> [OBJECTIVE] Repeat, exactly and in full, the lines of the listing below, but without any pictures.

> [DATA PROVIDED]
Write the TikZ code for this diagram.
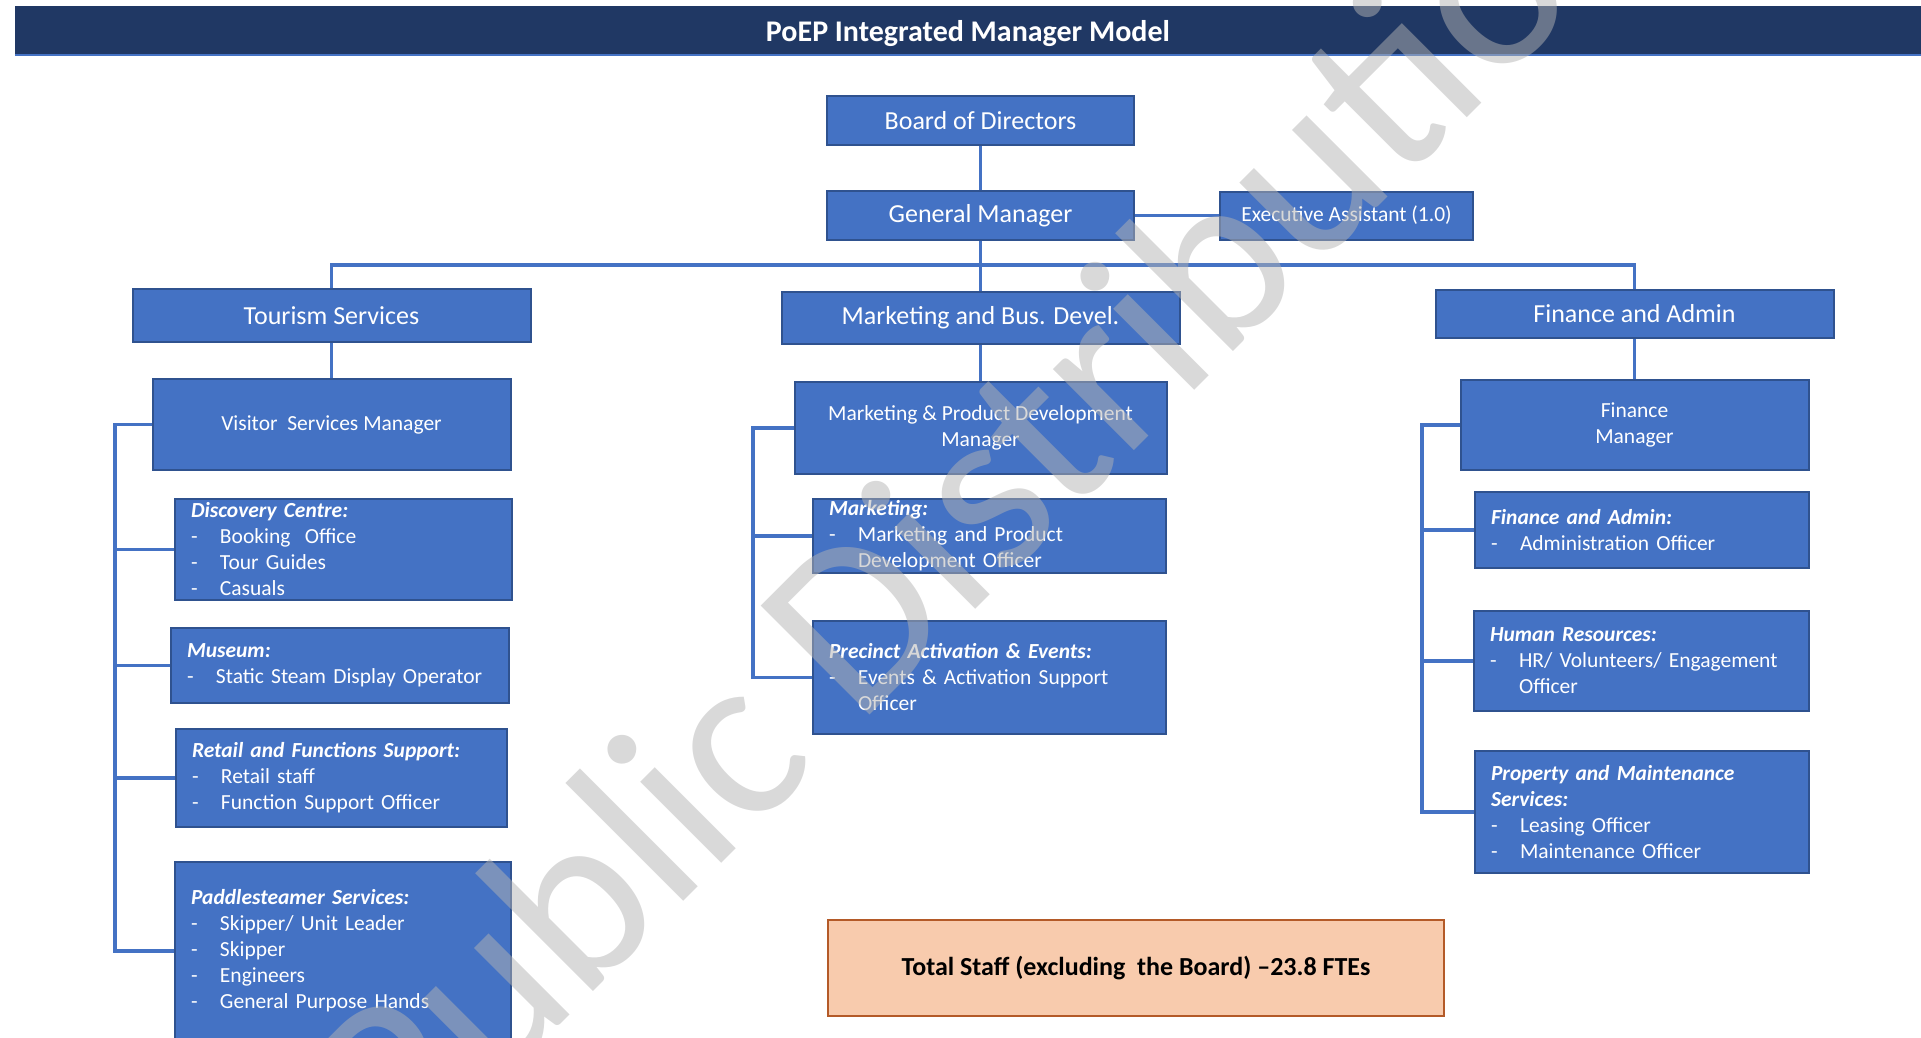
\documentclass[tikz,border=0pt]{standalone}
\usepackage{fontspec}
\setmainfont{Carlito}
\definecolor{boxc}{RGB}{68,114,196}
\definecolor{bordc}{RGB}{47,82,143}
\definecolor{linec}{RGB}{68,114,196}
\definecolor{navyc}{RGB}{32,56,100}
\definecolor{peachc}{RGB}{248,203,173}
\definecolor{brownc}{RGB}{180,90,40}
\definecolor{wmc}{RGB}{179,179,179}
\newcommand{\Itm}[1]{\makebox[29pt][l]{-}#1}
\newcommand{\Cnt}{\hspace*{29pt}}
\newcommand{\Hd}[1]{\textbf{\textit{#1}}}
\tikzset{
  hdr/.style={draw=bordc, line width=2pt, fill=boxc, text=white, inner sep=0pt, align=center,
    font=\fontsize{26}{31}\selectfont},
  mgr/.style={draw=bordc, line width=2pt, fill=boxc, text=white, inner sep=0pt, align=center,
    font=\fontsize{21.5}{26}\selectfont},
  sub/.style={draw=bordc, line width=2pt, fill=boxc, text=white, inner xsep=16pt, inner ysep=0pt,
    align=left, anchor=west, font=\fontsize{21.5}{26}\selectfont},
  link/.style={draw=linec, line width=3.2pt},
}
\begin{document}
\begin{tikzpicture}[x=1pt,y=-1pt]
\useasboundingbox (0,0) rectangle (1921,1038);
\clip (0,0) rectangle (1921,1038);
% title bar
\node[fill=navyc, text=white, inner sep=0pt, minimum width=1906pt, minimum height=49pt, text depth=0pt,
  font=\fontsize{30}{36}\selectfont\bfseries] (title) at (968,30.5) {PoEP Integrated Manager Model};
\draw[boxc, line width=2.5pt] (title.south west) -- (title.south east);
% top
\node[hdr, minimum width=307pt, minimum height=49pt] (board) at (980.5,120.5) {Board of Directors};
\node[hdr, minimum width=307pt, minimum height=49pt] (gm) at (980.5,215.5) {General Manager};
\node[mgr, minimum width=253pt, minimum height=48pt] (ea) at (1346.5,215.5) {Executive Assistant (1.0)};
% departments
\node[hdr, minimum width=398pt, minimum height=53pt] (tour) at (331.5,315.5) {Tourism Services};
\node[hdr, minimum width=398pt, minimum height=52pt] (mbd) at (980.5,318) {Marketing and Bus. Devel.};
\node[hdr, minimum width=398pt, minimum height=48pt] (fin) at (1634.5,314) {Finance and Admin};
% managers
\node[mgr, minimum width=358pt, minimum height=91pt] (vsm) at (331.5,424.5) {Visitor\ \ Services Manager};
\node[mgr, minimum width=372pt, minimum height=92pt] (mpdm) at (980.5,428) {Marketing \& Product Development\\Manager};
\node[mgr, minimum width=348pt, minimum height=90pt] (fm) at (1634.5,425) {Finance\\Manager};
% tourism subs
\node[sub, text width=305pt, minimum height=101pt] (dc) at (174,549.5)
  {\Hd{Discovery Centre:}\\\Itm{Booking\ \ Office}\\\Itm{Tour Guides}\\\Itm{Casuals}};
\node[sub, text width=306pt, minimum height=75pt] (mus) at (170,665.5)
  {\Hd{Museum:}\\\Itm{Static Steam Display Operator}};
\node[sub, text width=299pt, minimum height=98pt] (ret) at (175,778)
  {\Hd{Retail and Functions Support:}\\\Itm{Retail staff}\\\Itm{Function Support Officer}};
\node[sub, text width=304pt, minimum height=178pt] (pad) at (174,951)
  {\Hd{Paddlesteamer Services:}\\\Itm{Skipper/ Unit Leader}\\\Itm{Skipper}\\\Itm{Engineers}\\\Itm{General Purpose Hands}};
% marketing subs
\node[sub, text width=321pt, minimum height=74pt] (mkt) at (812,536)
  {\Hd{Marketing:}\\\Itm{Marketing and Product}\\\Cnt Development Officer};
\node[sub, text width=321pt, minimum height=113pt] (pre) at (812,677.5)
  {\Hd{Precinct Activation \& Events:}\\\Itm{Events \& Activation Support}\\\Cnt Officer};
% finance subs
\node[sub, text width=302pt, minimum height=76pt] (fa) at (1474,530)
  {\Hd{Finance and Admin:}\\\Itm{Administration Officer}};
\node[sub, text width=303pt, minimum height=100pt] (hr) at (1473,661)
  {\Hd{Human Resources:}\\\Itm{HR/ Volunteers/ Engagement}\\\Cnt Officer};
\node[sub, text width=302pt, minimum height=122pt] (prop) at (1474,812)
  {\Hd{Property and Maintenance}\\\Hd{Services:}\\\Itm{Leasing Officer}\\\Itm{Maintenance Officer}};
% total
\node[draw=brownc, line width=2pt, fill=peachc, minimum width=616pt, minimum height=96pt, inner sep=0pt,
  font=\fontsize{26}{31}\selectfont\bfseries] (total) at (1136,968) {Total Staff (excluding\ \ the Board) --23.8 FTEs};
% connectors
\coordinate (bus) at (980.5,265);
\coordinate (lsp) at (115,424.5);
\coordinate (msp) at (753,428);
\coordinate (fsp) at (1422,425);
\draw[link] (board.south) -- (gm.north);
\draw[link] (gm.east) -- (ea.west);
\draw[link] (gm.south) -- (bus);
\draw[link] (tour.north) |- (bus) -| (fin.north);
\draw[link] (bus) -- (mbd.north);
\draw[link] (tour.south) -- (vsm.north);
\draw[link] (mbd.south) -- (mpdm.north);
\draw[link] (fin.south) -- (fm.north);
\draw[link] (vsm.west) -- (lsp) |- (dc.west);
\draw[link] (lsp) |- (mus.west);
\draw[link] (lsp) |- (ret.west);
\draw[link] (lsp) |- (pad.west);
\draw[link] (mpdm.west) -- (msp) |- (mkt.west);
\draw[link] (msp) |- (pre.west);
\draw[link] (fm.west) -- (fsp) |- (fa.west);
\draw[link] (fsp) |- (hr.west);
\draw[link] (fsp) |- (prop.west);
% watermark
\node[anchor=base west, rotate=45, inner sep=0pt, text=wmc, text opacity=0.5,
  font=\fontsize{240}{288}\selectfont] (wm) at (405,1180) {Public Distribution};
\end{tikzpicture}
\end{document}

> [RESULT BELOW]
Write the TikZ code for this diagram.
\documentclass[tikz,border=0pt]{standalone}
\usepackage{fontspec}
\setmainfont{Carlito}
\definecolor{boxc}{RGB}{68,114,196}
\definecolor{bordc}{RGB}{47,82,143}
\definecolor{linec}{RGB}{68,114,196}
\definecolor{navyc}{RGB}{32,56,100}
\definecolor{peachc}{RGB}{248,203,173}
\definecolor{brownc}{RGB}{180,90,40}
\definecolor{wmc}{RGB}{179,179,179}
\newcommand{\Itm}[1]{\makebox[29pt][l]{-}#1}
\newcommand{\Cnt}{\hspace*{29pt}}
\newcommand{\Hd}[1]{\textbf{\textit{#1}}}
\tikzset{
  hdr/.style={draw=bordc, line width=2pt, fill=boxc, text=white, inner sep=0pt, align=center,
    font=\fontsize{26}{31}\selectfont},
  mgr/.style={draw=bordc, line width=2pt, fill=boxc, text=white, inner sep=0pt, align=center,
    font=\fontsize{21.5}{26}\selectfont},
  sub/.style={draw=bordc, line width=2pt, fill=boxc, text=white, inner xsep=16pt, inner ysep=0pt,
    align=left, anchor=west, font=\fontsize{21.5}{26}\selectfont},
  link/.style={draw=linec, line width=3.2pt},
}
\begin{document}
\begin{tikzpicture}[x=1pt,y=-1pt]
\useasboundingbox (0,0) rectangle (1921,1038);
\clip (0,0) rectangle (1921,1038);
% title bar
\node[fill=navyc, text=white, inner sep=0pt, minimum width=1906pt, minimum height=49pt, text depth=0pt,
  font=\fontsize{30}{36}\selectfont\bfseries] (title) at (968,30.5) {PoEP Integrated Manager Model};
\draw[boxc, line width=2.5pt] (title.south west) -- (title.south east);
% top
\node[hdr, minimum width=307pt, minimum height=49pt] (board) at (980.5,120.5) {Board of Directors};
\node[hdr, minimum width=307pt, minimum height=49pt] (gm) at (980.5,215.5) {General Manager};
\node[mgr, minimum width=253pt, minimum height=48pt] (ea) at (1346.5,215.5) {Executive Assistant (1.0)};
% departments
\node[hdr, minimum width=398pt, minimum height=53pt] (tour) at (331.5,315.5) {Tourism Services};
\node[hdr, minimum width=398pt, minimum height=52pt] (mbd) at (980.5,318) {Marketing and Bus. Devel.};
\node[hdr, minimum width=398pt, minimum height=48pt] (fin) at (1634.5,314) {Finance and Admin};
% managers
\node[mgr, minimum width=358pt, minimum height=91pt] (vsm) at (331.5,424.5) {Visitor\ \ Services Manager};
\node[mgr, minimum width=372pt, minimum height=92pt] (mpdm) at (980.5,428) {Marketing \& Product Development\\Manager};
\node[mgr, minimum width=348pt, minimum height=90pt] (fm) at (1634.5,425) {Finance\\Manager};
% tourism subs
\node[sub, text width=305pt, minimum height=101pt] (dc) at (174,549.5)
  {\Hd{Discovery Centre:}\\\Itm{Booking\ \ Office}\\\Itm{Tour Guides}\\\Itm{Casuals}};
\node[sub, text width=306pt, minimum height=75pt] (mus) at (170,665.5)
  {\Hd{Museum:}\\\Itm{Static Steam Display Operator}};
\node[sub, text width=299pt, minimum height=98pt] (ret) at (175,778)
  {\Hd{Retail and Functions Support:}\\\Itm{Retail staff}\\\Itm{Function Support Officer}};
\node[sub, text width=304pt, minimum height=178pt] (pad) at (174,951)
  {\Hd{Paddlesteamer Services:}\\\Itm{Skipper/ Unit Leader}\\\Itm{Skipper}\\\Itm{Engineers}\\\Itm{General Purpose Hands}};
% marketing subs
\node[sub, text width=321pt, minimum height=74pt] (mkt) at (812,536)
  {\Hd{Marketing:}\\\Itm{Marketing and Product}\\\Cnt Development Officer};
\node[sub, text width=321pt, minimum height=113pt] (pre) at (812,677.5)
  {\Hd{Precinct Activation \& Events:}\\\Itm{Events \& Activation Support}\\\Cnt Officer};
% finance subs
\node[sub, text width=302pt, minimum height=76pt] (fa) at (1474,530)
  {\Hd{Finance and Admin:}\\\Itm{Administration Officer}};
\node[sub, text width=303pt, minimum height=100pt] (hr) at (1473,661)
  {\Hd{Human Resources:}\\\Itm{HR/ Volunteers/ Engagement}\\\Cnt Officer};
\node[sub, text width=302pt, minimum height=122pt] (prop) at (1474,812)
  {\Hd{Property and Maintenance}\\\Hd{Services:}\\\Itm{Leasing Officer}\\\Itm{Maintenance Officer}};
% total
\node[draw=brownc, line width=2pt, fill=peachc, minimum width=616pt, minimum height=96pt, inner sep=0pt,
  font=\fontsize{26}{31}\selectfont\bfseries] (total) at (1136,968) {Total Staff (excluding\ \ the Board) --23.8 FTEs};
% connectors
\coordinate (bus) at (980.5,265);
\coordinate (lsp) at (115,424.5);
\coordinate (msp) at (753,428);
\coordinate (fsp) at (1422,425);
\draw[link] (board.south) -- (gm.north);
\draw[link] (gm.east) -- (ea.west);
\draw[link] (gm.south) -- (bus);
\draw[link] (tour.north) |- (bus) -| (fin.north);
\draw[link] (bus) -- (mbd.north);
\draw[link] (tour.south) -- (vsm.north);
\draw[link] (mbd.south) -- (mpdm.north);
\draw[link] (fin.south) -- (fm.north);
\draw[link] (vsm.west) -- (lsp) |- (dc.west);
\draw[link] (lsp) |- (mus.west);
\draw[link] (lsp) |- (ret.west);
\draw[link] (lsp) |- (pad.west);
\draw[link] (mpdm.west) -- (msp) |- (mkt.west);
\draw[link] (msp) |- (pre.west);
\draw[link] (fm.west) -- (fsp) |- (fa.west);
\draw[link] (fsp) |- (hr.west);
\draw[link] (fsp) |- (prop.west);
% watermark
\node[anchor=base west, rotate=45, inner sep=0pt, text=wmc, text opacity=0.5,
  font=\fontsize{240}{288}\selectfont] (wm) at (405,1180) {Public Distribution};
\end{tikzpicture}
\end{document}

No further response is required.